The main benefit of using LDAP is the consolidation of certain types of information within your organization. For example, all of the different lists of users within your organization can be merged into one LDAP directory. This directory can be queried by any LDAP-enabled applications that need this information. It can also be accessed by users who need directory information.
Other LDAP or X.500 Lite benefits include its ease of implementation (compared to X.500) and its well-defined Application Programming Interface (API), which means that the number of LDAP-enabled applications and LDAP gateways should increase in the future.
On the negative side, if you want to use LDAP, you will need LDAP-enabled applications or the ability to use LDAP gateways. While LDAP usage should only increase, currently there are not very many LDAP-enabled applications available for Linux. Also, while LDAP does support some access control, it does not possess as many security features as X.500.
Since LDAP is an open and configurable protocol, it can be used to store almost any type of information relating to a particular organizational structure. Common examples are mail address lookups, central authentication in combination with PAM, telephone directories and machine configuration databases.

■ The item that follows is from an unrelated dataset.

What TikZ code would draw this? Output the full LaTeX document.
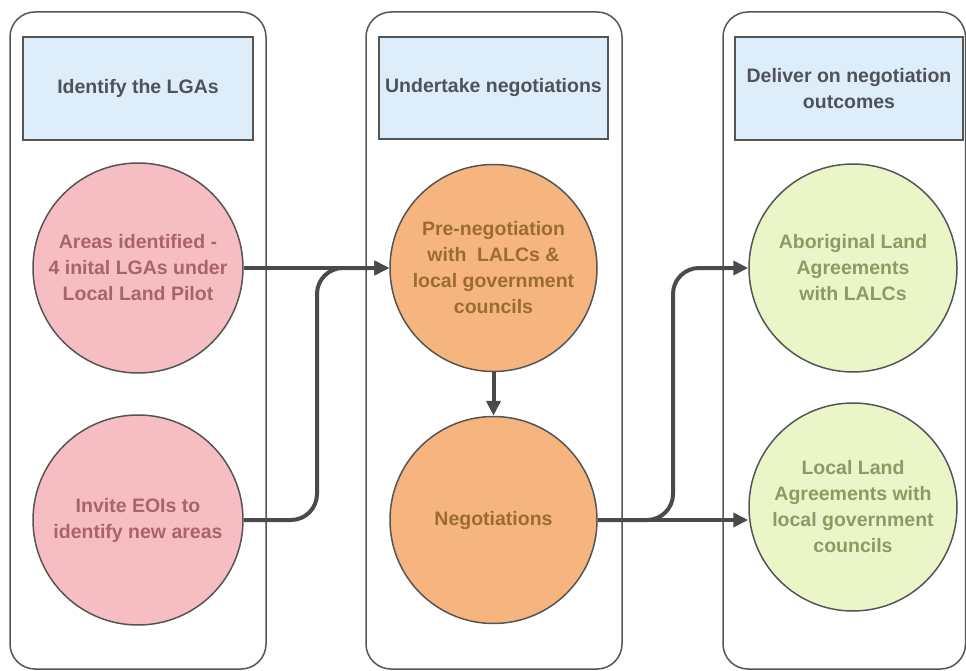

See your system specific information and the man pages for related commands such as ldapmodify and ldapsearch for details. More information can be found in the LDAP Linux HOWTO, which discusses installation, configuration, running and maintenance of an LDAP server on Linux. The author of this Introduction to Linux document also wrote an LDAP Operations HOWTO, describing the basics everyone should know about when dealing with LDAP management, operations and integration of services.